2. Get out and meet people—or be willing to try online dating sites. Amputees have found partners both ways. It’s highly unlikely, however, that you will find someone without making any effort to meet others.
3. Let prospective dates know from the beginning that you are an amputee. Finding out early if your limb difference is a deal-breaker could save you and your prospective partner a lot of wasted time and heartache.
4. Practice good communication. Being honest about how amputation affects your life will help ensure that your prospective partner is ready for whatever comes up and doesn’t later feel misled. Many people will be more upset that you misled them than by what you misled them about.
5. Project confidence. Easier said than done, right? Still, confidence is attractive. So even if you need to get help through counseling or a support group to overcome low self-esteem or body-image issues, do whatever it takes.
6. Know that your amputation is just one aspect of who you are. Make sure that the other parts of your life (your attitude, hygiene, manners, clinginess, jealousy, etc.) won’t turn off a potential partner.
7. Realize that your prospective partner may not be interested in you—and vice versa—for reasons unrelated to your amputation. Maybe you have different relationship goals or different religious or political views. Sometimes people just don’t fit each other.

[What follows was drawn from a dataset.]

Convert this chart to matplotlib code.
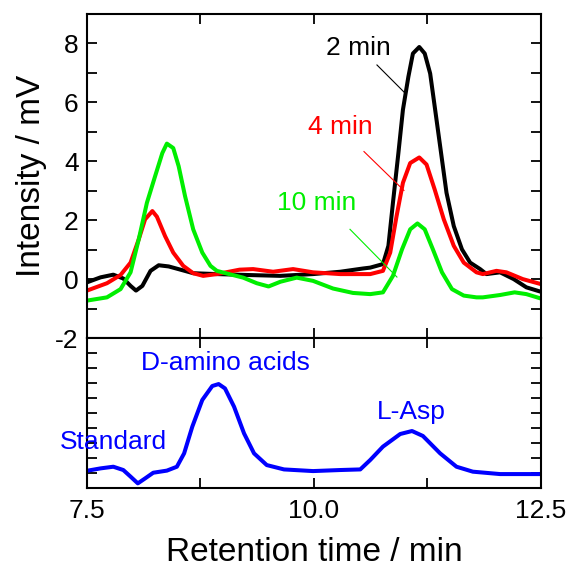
import numpy as np
import matplotlib.pyplot as plt
from matplotlib.ticker import MultipleLocator

plt.rcParams['font.family'] = ['Liberation Sans', 'DejaVu Sans']

"""Chromatograms read off the figure (time in min, signal in mV)"""
t_2min = [7.50, 7.65, 7.79, 7.90, 7.98, 8.04, 8.11, 8.20, 8.29, 8.40, 8.53, 8.67,
          8.93, 9.26, 9.63, 9.99, 10.29, 10.54, 10.62, 10.76, 10.82, 10.87, 10.93,
          10.98, 11.04, 11.09, 11.16, 11.22, 11.28, 11.33, 11.39, 11.46, 11.54,
          11.63, 11.72, 11.83, 11.90, 12.05, 12.20, 12.34, 12.50]
i_2min = [-0.11, 0.06, 0.15, 0.02, -0.23, -0.39, -0.23, 0.28, 0.47, 0.43, 0.32, 0.20,
          0.17, 0.14, 0.11, 0.17, 0.25, 0.36, 0.39, 0.51, 1.13, 2.59, 4.28,
          5.75, 6.87, 7.66, 7.88, 7.66, 6.98, 5.86, 4.51, 2.93, 1.80,
          1.01, 0.56, 0.34, 0.17, 0.23, 0.00, -0.28, -0.43]

t_4min = [7.50, 7.72, 7.87, 7.98, 8.07, 8.14, 8.22, 8.27, 8.36, 8.45, 8.56, 8.67,
          8.78, 8.93, 9.18, 9.33, 9.55, 9.77, 9.99, 10.29, 10.62, 10.76, 10.84,
          10.91, 10.98, 11.06, 11.16, 11.24, 11.33, 11.43, 11.54, 11.65, 11.79,
          11.86, 12.01, 12.12, 12.30, 12.50]
i_4min = [-0.39, -0.14, 0.14, 0.56, 1.35, 2.03, 2.31, 2.12, 1.46, 0.90, 0.45, 0.20,
          0.11, 0.17, 0.32, 0.34, 0.25, 0.34, 0.23, 0.17, 0.17, 0.28, 0.90,
          2.14, 3.27, 3.94, 4.13, 3.89, 3.04, 2.03, 1.13, 0.56, 0.23,
          0.17, 0.28, 0.23, 0.00, -0.17]

t_10min = [7.50, 7.72, 7.87, 7.98, 8.07, 8.16, 8.25, 8.33, 8.38, 8.45, 8.51, 8.58,
           8.67, 8.77, 8.86, 8.93, 9.04, 9.22, 9.37, 9.50, 9.63, 9.81, 9.99,
           10.21, 10.43, 10.62, 10.76, 10.87, 10.97, 11.06, 11.14, 11.22, 11.31,
           11.41, 11.52, 11.65, 11.79, 11.86, 12.05, 12.21, 12.34, 12.50]
i_10min = [-0.73, -0.62, -0.34, 0.23, 1.35, 2.59, 3.49, 4.28, 4.60, 4.45, 3.83, 2.82,
           1.69, 0.90, 0.45, 0.28, 0.19, 0.05, -0.14, -0.25, -0.09, 0.05, -0.06,
           -0.32, -0.47, -0.51, -0.45, 0.11, 1.01, 1.69, 1.89, 1.69, 1.01,
           0.23, -0.34, -0.56, -0.62, -0.62, -0.54, -0.45, -0.51, -0.66]

"""Standard (arbitrary units)"""
t_std = [7.50, 7.65, 7.79, 7.90, 7.98, 8.06, 8.14, 8.23, 8.38, 8.49, 8.57, 8.66,
         8.77, 8.88, 8.95, 9.02, 9.12, 9.23, 9.34, 9.48, 9.67, 9.99, 10.29, 10.51,
         10.62, 10.76, 10.95, 11.08, 11.20, 11.39, 11.57, 11.75, 12.05, 12.50]
i_std = [1.15, 1.31, 1.42, 1.20, 0.76, 0.31, 0.64, 1.02, 1.16, 1.42, 2.31, 4.09,
         5.87, 6.80, 6.93, 6.64, 5.42, 3.64, 2.31, 1.53, 1.24, 1.13, 1.20, 1.24,
         1.87, 2.76, 3.60, 3.80, 3.47, 2.31, 1.42, 1.09, 0.93, 0.93]

fig = plt.figure(figsize=(5.70, 5.77), dpi=100)
ax1 = fig.add_axes([0.1526, 0.4142, 0.7964, 0.5615])
ax2 = fig.add_axes([0.1526, 0.1542, 0.7964, 0.2600])

lw = 2.9
kw = dict(lw=lw, solid_joinstyle='round', solid_capstyle='round')
ax1.plot(t_2min, i_2min, color='black', **kw)
ax1.plot(t_4min, i_4min, color='#ff0000', **kw)
ax1.plot(t_10min, i_10min, color='#00ee00', **kw)
ax2.plot(t_std, i_std, color='#0000ff', **kw)

# labels with leader lines
fs = 19
ax1.text(10.485, 7.84, '2 min', color='black', fontsize=fs, ha='center', va='center')
ax1.plot([10.694, 11.002], [7.27, 6.32], color='black', lw=0.8)
ax1.text(10.286, 5.17, '4 min', color='#ff0000', fontsize=fs, ha='center', va='center')
ax1.plot([10.551, 10.991], [4.33, 3.01], color='#ff0000', lw=0.8)
ax1.text(10.033, 2.57, '10 min', color='#00ee00', fontsize=fs, ha='center', va='center')
ax1.plot([10.397, 10.914], [1.69, 0.07], color='#00ee00', lw=0.8)

ax2.text(9.02, 8.33, 'D-amino acids', color='#0000ff', fontsize=fs, ha='center', va='center')
ax2.text(11.07, 5.07, 'L-Asp', color='#0000ff', fontsize=fs, ha='center', va='center')
ax2.text(7.79, 3.07, 'Standard', color='#0000ff', fontsize=fs, ha='center', va='center')

ax1.set_xlim(7.5, 12.5)
ax1.set_ylim(-2, 9)
ax2.set_xlim(7.5, 12.5)
ax2.set_ylim(0, 10)

for ax in (ax1, ax2):
    ax.xaxis.set_major_locator(MultipleLocator(2.5))
    ax.xaxis.set_minor_locator(MultipleLocator(1.25))
    ax.tick_params(which='both', direction='in', top=True, right=True,
                   length=7, width=1.3, labelsize=19)
    for s in ax.spines.values():
        s.set_linewidth(1.5)

ax1.yaxis.set_major_locator(MultipleLocator(2))
ax1.yaxis.set_minor_locator(MultipleLocator(1))
ax1.set_yticks([-2, 0, 2, 4, 6, 8])
ax1.set_yticklabels(['-2', '0', '2', '4', '6', '8'])
ax1.tick_params(axis='x', labelbottom=False)
ax1.tick_params(axis='y', pad=6)

ax2.yaxis.set_major_locator(MultipleLocator(1))
ax2.tick_params(axis='y', labelleft=False)
ax2.tick_params(axis='x', pad=8)
ax2.set_xticks([7.5, 10, 12.5])
ax2.set_xticklabels(['7.5', '10.0', '12.5'])

ax1.set_ylabel('Intensity / mV', fontsize=24, labelpad=6)
ax2.set_xlabel('Retention time / min', fontsize=24, labelpad=10)

plt.savefig('out.png', dpi=100)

8. Lighten up a bit. Humor, like confidence, is attractive to many people. After being run over by a train and losing both her legs, Mandy Horvath famously received widespread media attention when her Tinder profile, which used humor to introduce her limb loss, attracted lots of positive responses.
9. Don’t let other people’s negative reactions to your amputation affect your body image, self-esteem, or confidence. Just because some people are not interested in you, it doesn’t mean that no one will be.
“There are great people out there,” Hartman says, “and if someone doesn’t accept you because of a disability, then they’re not the right person. There’s nothing wrong with you. It’s them.”